Paragraph 2 (P2) obviously has a critical bearing on who goes first, but it is cryptic. How do we determine which is the applicable initiative die? Why will all attacks occur only in the first 6 segments of the round, when we know many spells have a casting time greater than 6? To help here, since spells are described as another “attack form” in P1, we can see that P2 must be read in light of P1. So, for the purposes of this discussion, an "attack" can be either: a spell, a missile weapon, a magical device, or turning undead.

Additionally, I'll use "casting time" to refer broadly to the number, in segments, required to complete an "attack" as defined above. Spell casting usually takes between 1-9 segments, missile fire requires 0 segments, magical device attacks usually require 2 segments, and turn undead requires 0 segments. Again, the possible interruption of spell casting by melee weapons is covered by different rules on the next page of the DMG and is beyond the scope of this discussion.




"Thus, all such attacks will occur on the 1st-6th segments of the round"

I think the final sentence of P2 above should be read as: "all such attacks will commence on the 1st-6th segment", and, since we know from P1 that spell "culmination is subject to the stated casting time" culmination requires that the casting time also has elapsed. So, a Fireball spell (casting time 3 segments), though it may commence in segment 4 based on the initiative die, would culminate in segment 7.

The question now becomes: which is applicable, "the opponent’s or (...) their own side’s initiative die?"

In my view the answer follows from the fact that a caster begins casting a spell as "dictated by initiative determination" (P1). This means that once initiative has been determined the winner is deemed to have started casting; his spell then culminates in accordance with its casting time without further reference to either initiative die.

For the initiative winner's spell attack to have a possibility of being interrupted, attacks that could do so must not simply "commence" but "culminate" first.

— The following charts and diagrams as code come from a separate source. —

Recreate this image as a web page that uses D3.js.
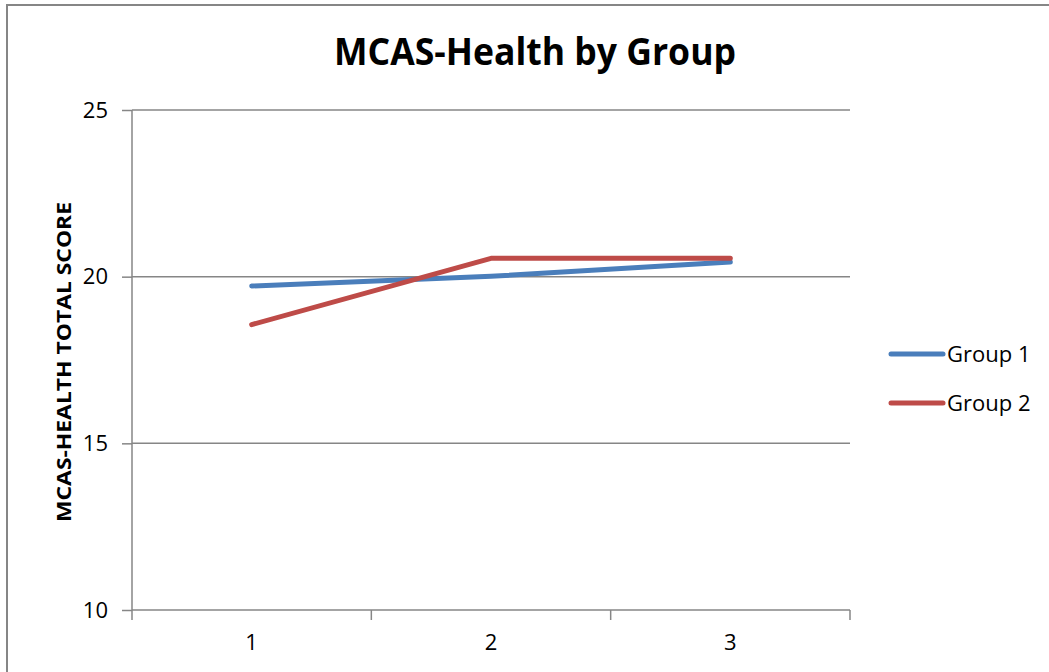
<!DOCTYPE html>
<html>
<head>
<meta charset="utf-8">
<script src="https://d3js.org/d3.v7.min.js"></script>
<style>
  html, body { margin: 0; padding: 0; background: #fff; }
  svg { display: block; }
</style>
</head>
<body>
<svg id="chart" width="1049" height="672"></svg>
<script>
const categories = ["1", "2", "3"];
const group1 = [19.72, 20.01, 20.44];
const group2 = [18.56, 20.55, 20.55];
const seriesNames = ["Group 1", "Group 2"];
const seriesColors = ["#4A7EBB", "#BE4B48"];
const yTicks = [10, 15, 20, 25];

const svg = d3.select("#chart");
const font = "'Open Sans', 'Liberation Sans', sans-serif";
const gray = "#868686";

// outer chart border
svg.append("rect").attr("x", 7).attr("y", 5).attr("width", 1100).attr("height", 700)
  .attr("fill", "none").attr("stroke", gray).attr("stroke-width", 2);

const plot = { left: 132, right: 850, top: 110, bottom: 610 };

const x = d3.scaleBand().domain(categories).range([plot.left, plot.right]);
const y = d3.scaleLinear().domain([10, 25]).range([plot.bottom, plot.top]);

// gridlines
svg.append("g").selectAll("line").data(yTicks.filter(d => d !== 10)).join("line")
  .attr("x1", plot.left).attr("x2", plot.right)
  .attr("y1", d => y(d)).attr("y2", d => y(d))
  .attr("stroke", gray).attr("stroke-width", 1.5);

// y axis
const yAxis = svg.append("g").attr("transform", `translate(${plot.left},0)`)
  .call(d3.axisLeft(y).tickValues(yTicks).tickSize(10).tickPadding(14).tickFormat(d3.format("d")));
yAxis.select(".domain").attr("stroke", gray).attr("stroke-width", 1.5).attr("d", `M0,${plot.top}V${plot.bottom}`);
yAxis.selectAll(".tick line").attr("stroke", gray).attr("stroke-width", 1.5);
yAxis.selectAll(".tick text").attr("font-family", font).attr("font-size", 22).attr("fill", "#000");

// x axis
const xAxis = svg.append("g").attr("transform", `translate(0,${plot.bottom})`)
  .call(d3.axisBottom(x).tickSize(0).tickPadding(24));
xAxis.select(".domain").attr("stroke", gray).attr("stroke-width", 1.5).attr("d", `M${plot.left},0H${plot.right}`);
xAxis.selectAll(".tick text").attr("font-family", font).attr("font-size", 22).attr("fill", "#000");
// category boundary ticks
const bounds = categories.map(c => x(c)).concat([x(categories[categories.length - 1]) + x.bandwidth()]);
xAxis.append("g").selectAll("line").data(bounds).join("line")
  .attr("x1", d => d).attr("x2", d => d).attr("y1", 0).attr("y2", 10)
  .attr("stroke", gray).attr("stroke-width", 1.5);

// lines
const line = d3.line().x((d, i) => x(categories[i]) + x.bandwidth() / 2).y(d => y(d));
[group1, group2].forEach((s, i) => {
  svg.append("path").datum(s).attr("d", line).attr("fill", "none")
    .attr("stroke", seriesColors[i]).attr("stroke-width", 5)
    .attr("stroke-linecap", "round").attr("stroke-linejoin", "round");
});

// title
svg.append("text").attr("x", 535).attr("y", 65).attr("text-anchor", "middle")
  .attr("font-family", font).attr("font-weight", "bold").attr("font-size", 37)
  .attr("textLength", 402).attr("lengthAdjust", "spacingAndGlyphs")
  .text("MCAS-Health by Group");

// y axis title
svg.append("text").attr("transform", "translate(71,362) rotate(-90)").attr("text-anchor", "middle")
  .attr("font-family", font).attr("font-weight", "bold").attr("font-size", 20)
  .attr("textLength", 320).attr("lengthAdjust", "spacingAndGlyphs")
  .text("MCAS-HEALTH TOTAL SCORE");

// legend
const legend = svg.append("g");
seriesNames.forEach((n, i) => {
  const ly = 354 + i * 49;
  legend.append("line").attr("x1", 891).attr("x2", 943).attr("y1", ly).attr("y2", ly)
    .attr("stroke", seriesColors[i]).attr("stroke-width", 5).attr("stroke-linecap", "round");
  legend.append("text").attr("x", 947).attr("y", ly + 8)
    .attr("font-family", font).attr("font-size", 22).attr("fill", "#000").text(n);
});
</script>
</body>
</html>
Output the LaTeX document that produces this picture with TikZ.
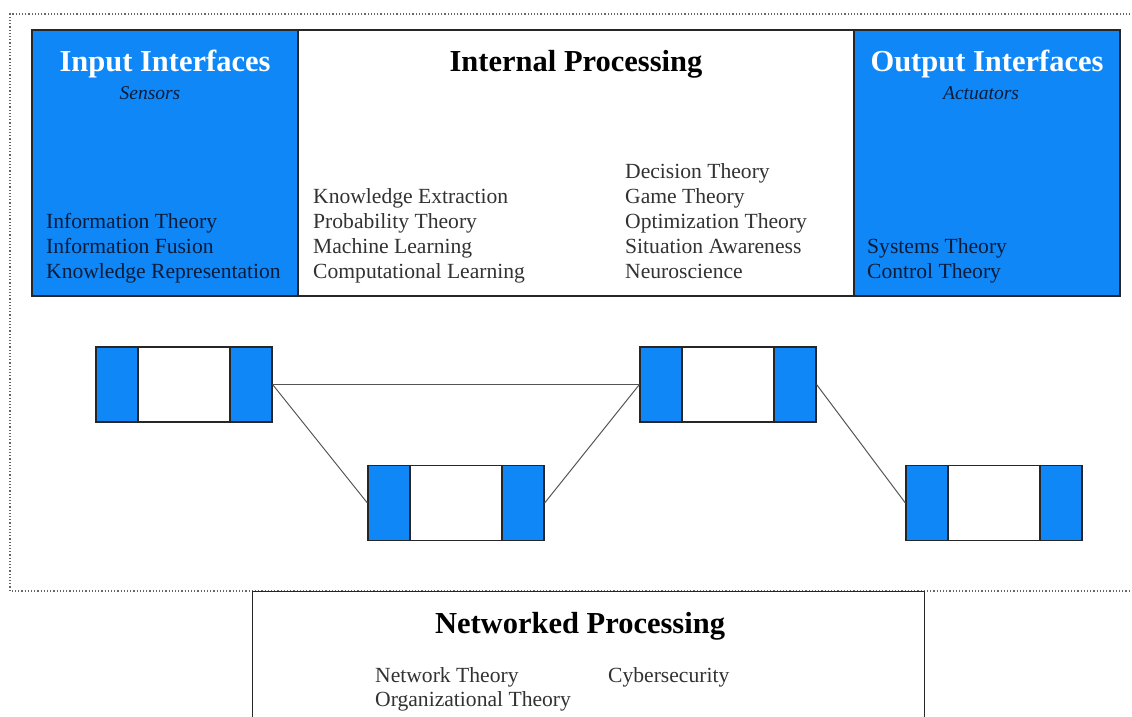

The initiative loser's attacks culminate based on the their opponent's initiative die roll added to their "casting time";  and are evaluated in order from lowest to highest. It will be seen that sometimes the totals may be equal to the winner's casting time, in which case the attacks happen simultaneously; and this is how arrows in flight can be consumed by fireballs.

Given the above, the applicable die therefore is the winner's die; in the case of ties this number is used by both sides to determine when their attacks culminate. Again, the attacks of all the characters in both parties culminate and are resolved in the order of these totals and any casters who are damaged before their turn in the sequence have their spells ruined.

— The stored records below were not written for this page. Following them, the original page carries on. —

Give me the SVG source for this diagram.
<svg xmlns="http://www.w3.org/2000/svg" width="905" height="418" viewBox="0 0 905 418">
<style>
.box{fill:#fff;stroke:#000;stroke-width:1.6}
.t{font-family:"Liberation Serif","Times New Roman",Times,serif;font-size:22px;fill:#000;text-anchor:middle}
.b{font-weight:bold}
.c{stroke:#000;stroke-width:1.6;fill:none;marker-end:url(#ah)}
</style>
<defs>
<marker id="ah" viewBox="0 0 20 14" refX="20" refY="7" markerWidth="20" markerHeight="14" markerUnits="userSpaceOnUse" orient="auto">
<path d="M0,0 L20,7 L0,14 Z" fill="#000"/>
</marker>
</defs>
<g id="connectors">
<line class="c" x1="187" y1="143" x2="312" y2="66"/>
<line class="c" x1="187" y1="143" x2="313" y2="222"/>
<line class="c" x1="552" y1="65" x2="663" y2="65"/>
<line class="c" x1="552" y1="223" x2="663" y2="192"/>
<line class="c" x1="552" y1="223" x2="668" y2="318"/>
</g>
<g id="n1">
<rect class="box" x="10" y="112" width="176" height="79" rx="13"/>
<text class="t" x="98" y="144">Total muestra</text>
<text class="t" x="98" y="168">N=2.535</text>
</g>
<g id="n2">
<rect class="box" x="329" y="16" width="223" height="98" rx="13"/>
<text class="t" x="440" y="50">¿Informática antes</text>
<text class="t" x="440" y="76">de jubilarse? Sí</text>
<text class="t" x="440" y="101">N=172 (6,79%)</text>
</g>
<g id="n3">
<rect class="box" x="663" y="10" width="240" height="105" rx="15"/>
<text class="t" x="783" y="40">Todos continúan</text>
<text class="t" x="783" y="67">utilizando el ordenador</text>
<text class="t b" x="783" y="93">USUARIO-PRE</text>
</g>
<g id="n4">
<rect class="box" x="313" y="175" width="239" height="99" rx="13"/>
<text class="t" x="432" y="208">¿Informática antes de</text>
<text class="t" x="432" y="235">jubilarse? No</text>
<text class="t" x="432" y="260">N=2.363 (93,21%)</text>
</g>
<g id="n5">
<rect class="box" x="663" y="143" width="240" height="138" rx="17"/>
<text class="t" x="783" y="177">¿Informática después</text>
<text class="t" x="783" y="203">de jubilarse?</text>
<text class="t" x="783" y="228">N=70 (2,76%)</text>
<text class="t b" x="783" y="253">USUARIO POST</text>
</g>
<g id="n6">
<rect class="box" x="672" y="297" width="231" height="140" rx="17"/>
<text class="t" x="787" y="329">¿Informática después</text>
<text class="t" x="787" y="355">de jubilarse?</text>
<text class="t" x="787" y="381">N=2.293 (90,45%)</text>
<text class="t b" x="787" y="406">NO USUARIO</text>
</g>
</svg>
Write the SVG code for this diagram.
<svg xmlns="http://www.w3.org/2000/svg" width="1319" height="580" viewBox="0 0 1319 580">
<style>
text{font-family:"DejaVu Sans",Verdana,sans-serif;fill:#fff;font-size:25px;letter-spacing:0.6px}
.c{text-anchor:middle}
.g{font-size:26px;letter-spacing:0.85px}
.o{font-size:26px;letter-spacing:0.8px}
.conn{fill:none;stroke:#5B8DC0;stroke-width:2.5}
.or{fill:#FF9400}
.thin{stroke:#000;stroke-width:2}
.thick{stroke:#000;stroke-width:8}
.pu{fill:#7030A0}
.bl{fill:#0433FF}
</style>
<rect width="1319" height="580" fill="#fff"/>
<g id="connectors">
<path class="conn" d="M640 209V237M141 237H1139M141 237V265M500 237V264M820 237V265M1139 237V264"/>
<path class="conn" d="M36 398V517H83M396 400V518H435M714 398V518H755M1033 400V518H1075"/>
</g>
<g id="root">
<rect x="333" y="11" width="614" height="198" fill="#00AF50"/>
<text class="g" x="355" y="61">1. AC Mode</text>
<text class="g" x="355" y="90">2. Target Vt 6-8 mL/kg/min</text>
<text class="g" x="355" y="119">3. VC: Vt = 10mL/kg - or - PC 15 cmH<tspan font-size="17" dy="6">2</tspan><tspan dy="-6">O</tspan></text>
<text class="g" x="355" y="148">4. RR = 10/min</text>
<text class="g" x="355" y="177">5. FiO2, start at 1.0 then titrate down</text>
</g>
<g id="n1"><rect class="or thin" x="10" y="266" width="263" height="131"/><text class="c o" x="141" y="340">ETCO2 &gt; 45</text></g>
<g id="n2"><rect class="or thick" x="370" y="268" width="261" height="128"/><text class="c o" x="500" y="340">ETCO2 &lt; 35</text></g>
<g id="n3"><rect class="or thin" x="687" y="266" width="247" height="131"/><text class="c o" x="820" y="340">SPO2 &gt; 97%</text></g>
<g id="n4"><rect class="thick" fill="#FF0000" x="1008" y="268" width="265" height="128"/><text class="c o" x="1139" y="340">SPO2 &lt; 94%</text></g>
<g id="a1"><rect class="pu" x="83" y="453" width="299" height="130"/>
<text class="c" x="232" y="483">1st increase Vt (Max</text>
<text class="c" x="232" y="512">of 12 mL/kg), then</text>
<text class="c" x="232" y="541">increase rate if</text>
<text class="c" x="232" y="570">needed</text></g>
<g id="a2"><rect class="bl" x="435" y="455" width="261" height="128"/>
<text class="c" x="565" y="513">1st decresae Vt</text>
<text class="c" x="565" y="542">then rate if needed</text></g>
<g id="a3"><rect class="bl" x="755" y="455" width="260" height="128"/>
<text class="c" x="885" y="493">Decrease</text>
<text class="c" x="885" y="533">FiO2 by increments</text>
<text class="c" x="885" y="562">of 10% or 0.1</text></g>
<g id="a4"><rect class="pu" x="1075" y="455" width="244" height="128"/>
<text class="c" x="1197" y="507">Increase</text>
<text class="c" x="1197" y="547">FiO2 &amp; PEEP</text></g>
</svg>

In light of the above, returning to P2, one way of rewriting the specific example there into a general rule would be:

#1 If a spell attacker won initiative, then any opponent's attacks on him will commence on the segment corresponding to his initiative die roll. The winner's attack will culminate on the segment corresponding to its casting time alone.

Note: if the winner's casting time is less than his initiative die roll, his spell will always go first; if equal it will go simultaneously with 0 casting time attacks; if greater then his spell attack may still culminate before an enemy caster, depending on the enemy's casting time.

It would follow that:

#2 If a spell attacker lost initiative, then his attack will commence on the segment corresponding to his opponent's initiative die roll, and will culminate on the segment corresponding to the die roll plus his casting time. His opponent's attack will culminate on the segment corresponding to its casting time alone.

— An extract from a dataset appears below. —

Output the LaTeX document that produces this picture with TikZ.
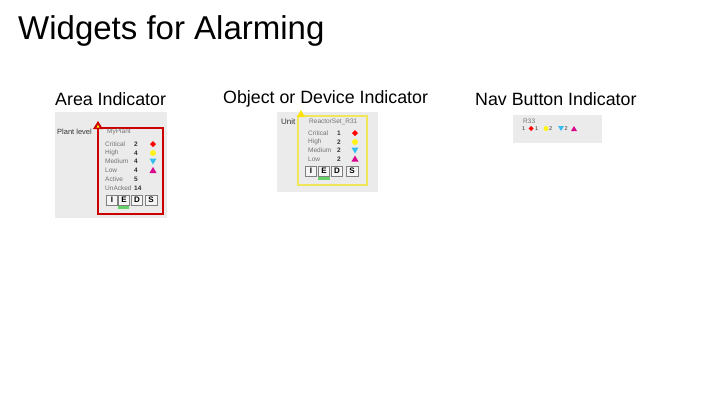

Note: the initiative loser may still be faster than an enemy caster but enemy attacks with a casting time of 0 will go before the the initiative loser no matter his spell casting time. If there is no enemy attack with a casting time greater than 0, then the calculation of which segment the initiative loser's attack commences on is no longer relevant.

#3 If a spell attacker tied initiative, then both his and his opponent's attacks will commence on the segment corresponding to the number rolled on the dice. Each attack will then culminate on the segment corresponding to its casting time plus the number rolled.

Note: since spell casting takes minimum of 1 segment, for a spell caster this has the same effect as a losing result against enemy attacks with a casting time of 0.


More than 10 Segments?


It will be seen that the totals of initiative die roll and spell casting time may easily be greater than the 10 segments that are supposed to comprise a combat round. However, since the 1 minute combat round is an abstraction, for the purposes of attack order determination I believe any talk of things happening “on a segment” is meant only loosely and can be jettisoned completely in favour of just comparing the relevant totals.

Why is it so?



The casting of spells in melee is described as a tricky proposition and very much discouraged, and the rules reflect this. The mind boggling rules boil down to a relatively good chance of successfully casting a spell if you win initiative, yet they still give the loser a chance if they have chosen a fast spell.  The main benefit of the complicated resolution is to give casters a more nuanced choice at the beginning of the round when they must declare their spells; do they choose spells that are fast enough to go first on a winning but low initiative roll, or go for broke on a longer casting but more powerful spell. Like many AD&D rules, you might go many sessions with them being needed; but, for example, a caster duel with this rule in play makes for some very interesting choices.